# Exercise
Set the data down again, exactly as it reads, but without the pictures.

# Information shown
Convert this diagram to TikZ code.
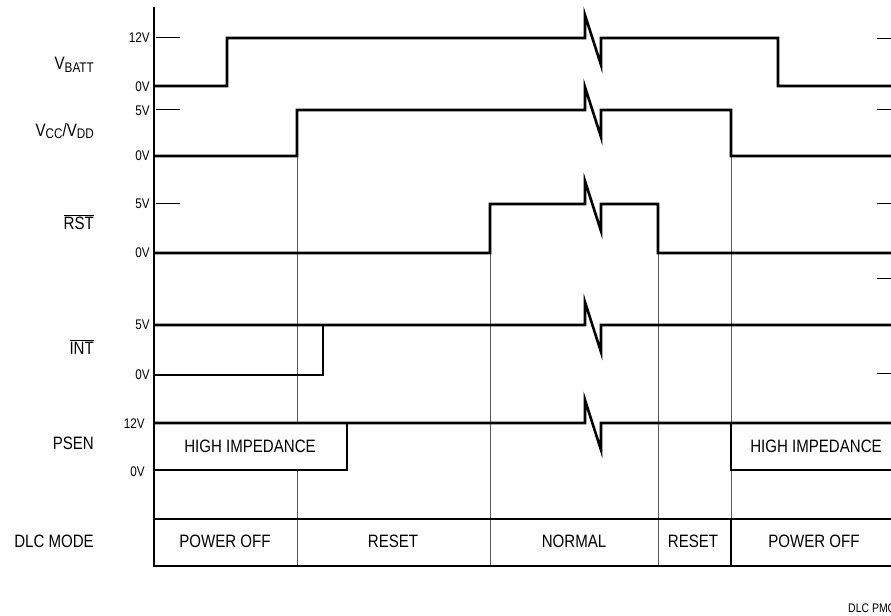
\documentclass[tikz,border=0pt]{standalone}
\usepackage{fontspec}
\setmainfont{Liberation Sans}[FakeStretch=0.84]

\newcommand{\lowtxt}[1]{\raisebox{-0.3ex}{\fontsize{14}{14}\selectfont #1}}
\newcommand{\bartxt}[1]{$\overline{\mbox{#1}}$}

\tikzset{
  sig/.style={line width=2.6bp, line join=miter},
  guide/.style={line width=1bp, draw=black!65},
  tick/.style={line width=1bp},
  brk/.style={insert path={-- ++(0,-23) -- ++(16,50) -- ++(0,-27)}},
  signame/.style={font=\fontsize{18}{18}\selectfont, anchor=east, inner sep=0pt},
  level/.style={font=\fontsize{14}{14}\selectfont, anchor=east, inner sep=0pt},
  mode/.style={font=\fontsize{18}{18}\selectfont, inner sep=0pt},
}

\begin{document}
\begin{tikzpicture}[x=1bp,y=-1bp]
\useasboundingbox (0,0) rectangle (891,616);

% signal names
\node[signame] (vbatt) at (94,65) {V\lowtxt{BATT}};
\node[signame] (vcc) at (94,131) {V\lowtxt{CC}/V\lowtxt{DD}};
\node[signame] (rst) at (94,222) {\bartxt{RST}};
\node[signame] (int) at (94,347) {\bartxt{INT}};
\node[signame] (psen) at (94,443) {PSEN};
\node[signame] (mode) at (94,541) {DLC MODE};

% levels
\node[level] (vb12) at (150,38) {12V};
\node[level] (vb0) at (150,87) {0V};
\node[level] (vc5) at (150,111) {5V};
\node[level] (vc0) at (150,156) {0V};
\node[level] (rs5) at (150,204) {5V};
\node[level] (rs0) at (150,253) {0V};
\node[level] (in5) at (150,325) {5V};
\node[level] (in0) at (150,375) {0V};
\node[level] (ps12) at (145,424) {12V};
\node[level] (ps0) at (145,472) {0V};

% ticks
\foreach \y in {38,110,204}
  \draw[tick] (156,\y) -- (180,\y);
\foreach \y in {39,110,204,278,373}
  \draw[tick] (877,\y) -- (891,\y);

% guides
\draw[guide] (297,156) -- (297,423);
\draw[guide] (297,470) -- (297,567);
\draw[guide] (490,253) -- (490,567);
\draw[guide] (658,253) -- (658,567);
\draw[guide] (731,156) -- (731,519);

% axis
\draw[sig] (154,7) -- (154,567);

% waveforms
\draw[sig] (154,86) -- (227,86) -- (227,38) -- (585,38) [brk] -- (778,38) -- (778,86) -- (891,86);
\draw[sig] (154,156) -- (297,156) -- (297,110) -- (585,110) [brk] -- (731,110) -- (731,156) -- (891,156);
\draw[sig] (154,253) -- (490,253) -- (490,204) -- (585,204) [brk] -- (658,204) -- (658,253) -- (891,253);
\draw[sig] (154,325) -- (585,325) [brk] -- (891,325);
\draw[sig] (154,375) -- (323,375) -- (323,325);
\draw[sig] (154,423) -- (585,423) [brk] -- (891,423);
\draw[sig] (154,470) -- (347,470) -- (347,423);
\draw[sig] (731,423) -- (731,470) -- (891,470);

\node[mode] (hiz1) at (250,446) {HIGH IMPEDANCE};
\node[mode] (hiz2) at (816,446) {HIGH IMPEDANCE};

% mode row
\draw[sig] (154,519) -- (891,519);
\draw[sig] (154,566) -- (891,566);
\draw[sig] (731,519) -- (731,566);

\node[mode] (off1) at (225,541) {POWER OFF};
\node[mode] (reset1) at (393,541) {RESET};
\node[mode] (normal) at (574,541) {NORMAL};
\node[mode] (reset2) at (693,541) {RESET};
\node[mode] (off2) at (814,541) {POWER OFF};

\node[font=\fontsize{12.5}{12.5}\selectfont, anchor=west, inner sep=0pt] (fig) at (848,608) {DLC PMC};
\end{tikzpicture}
\end{document}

# Exercise result
Convert this diagram to TikZ code.
\documentclass[tikz,border=0pt]{standalone}
\usepackage{fontspec}
\setmainfont{Liberation Sans}[FakeStretch=0.84]

\newcommand{\lowtxt}[1]{\raisebox{-0.3ex}{\fontsize{14}{14}\selectfont #1}}
\newcommand{\bartxt}[1]{$\overline{\mbox{#1}}$}

\tikzset{
  sig/.style={line width=2.6bp, line join=miter},
  guide/.style={line width=1bp, draw=black!65},
  tick/.style={line width=1bp},
  brk/.style={insert path={-- ++(0,-23) -- ++(16,50) -- ++(0,-27)}},
  signame/.style={font=\fontsize{18}{18}\selectfont, anchor=east, inner sep=0pt},
  level/.style={font=\fontsize{14}{14}\selectfont, anchor=east, inner sep=0pt},
  mode/.style={font=\fontsize{18}{18}\selectfont, inner sep=0pt},
}

\begin{document}
\begin{tikzpicture}[x=1bp,y=-1bp]
\useasboundingbox (0,0) rectangle (891,616);

% signal names
\node[signame] (vbatt) at (94,65) {V\lowtxt{BATT}};
\node[signame] (vcc) at (94,131) {V\lowtxt{CC}/V\lowtxt{DD}};
\node[signame] (rst) at (94,222) {\bartxt{RST}};
\node[signame] (int) at (94,347) {\bartxt{INT}};
\node[signame] (psen) at (94,443) {PSEN};
\node[signame] (mode) at (94,541) {DLC MODE};

% levels
\node[level] (vb12) at (150,38) {12V};
\node[level] (vb0) at (150,87) {0V};
\node[level] (vc5) at (150,111) {5V};
\node[level] (vc0) at (150,156) {0V};
\node[level] (rs5) at (150,204) {5V};
\node[level] (rs0) at (150,253) {0V};
\node[level] (in5) at (150,325) {5V};
\node[level] (in0) at (150,375) {0V};
\node[level] (ps12) at (145,424) {12V};
\node[level] (ps0) at (145,472) {0V};

% ticks
\foreach \y in {38,110,204}
  \draw[tick] (156,\y) -- (180,\y);
\foreach \y in {39,110,204,278,373}
  \draw[tick] (877,\y) -- (891,\y);

% guides
\draw[guide] (297,156) -- (297,423);
\draw[guide] (297,470) -- (297,567);
\draw[guide] (490,253) -- (490,567);
\draw[guide] (658,253) -- (658,567);
\draw[guide] (731,156) -- (731,519);

% axis
\draw[sig] (154,7) -- (154,567);

% waveforms
\draw[sig] (154,86) -- (227,86) -- (227,38) -- (585,38) [brk] -- (778,38) -- (778,86) -- (891,86);
\draw[sig] (154,156) -- (297,156) -- (297,110) -- (585,110) [brk] -- (731,110) -- (731,156) -- (891,156);
\draw[sig] (154,253) -- (490,253) -- (490,204) -- (585,204) [brk] -- (658,204) -- (658,253) -- (891,253);
\draw[sig] (154,325) -- (585,325) [brk] -- (891,325);
\draw[sig] (154,375) -- (323,375) -- (323,325);
\draw[sig] (154,423) -- (585,423) [brk] -- (891,423);
\draw[sig] (154,470) -- (347,470) -- (347,423);
\draw[sig] (731,423) -- (731,470) -- (891,470);

\node[mode] (hiz1) at (250,446) {HIGH IMPEDANCE};
\node[mode] (hiz2) at (816,446) {HIGH IMPEDANCE};

% mode row
\draw[sig] (154,519) -- (891,519);
\draw[sig] (154,566) -- (891,566);
\draw[sig] (731,519) -- (731,566);

\node[mode] (off1) at (225,541) {POWER OFF};
\node[mode] (reset1) at (393,541) {RESET};
\node[mode] (normal) at (574,541) {NORMAL};
\node[mode] (reset2) at (693,541) {RESET};
\node[mode] (off2) at (814,541) {POWER OFF};

\node[font=\fontsize{12.5}{12.5}\selectfont, anchor=west, inner sep=0pt] (fig) at (848,608) {DLC PMC};
\end{tikzpicture}
\end{document}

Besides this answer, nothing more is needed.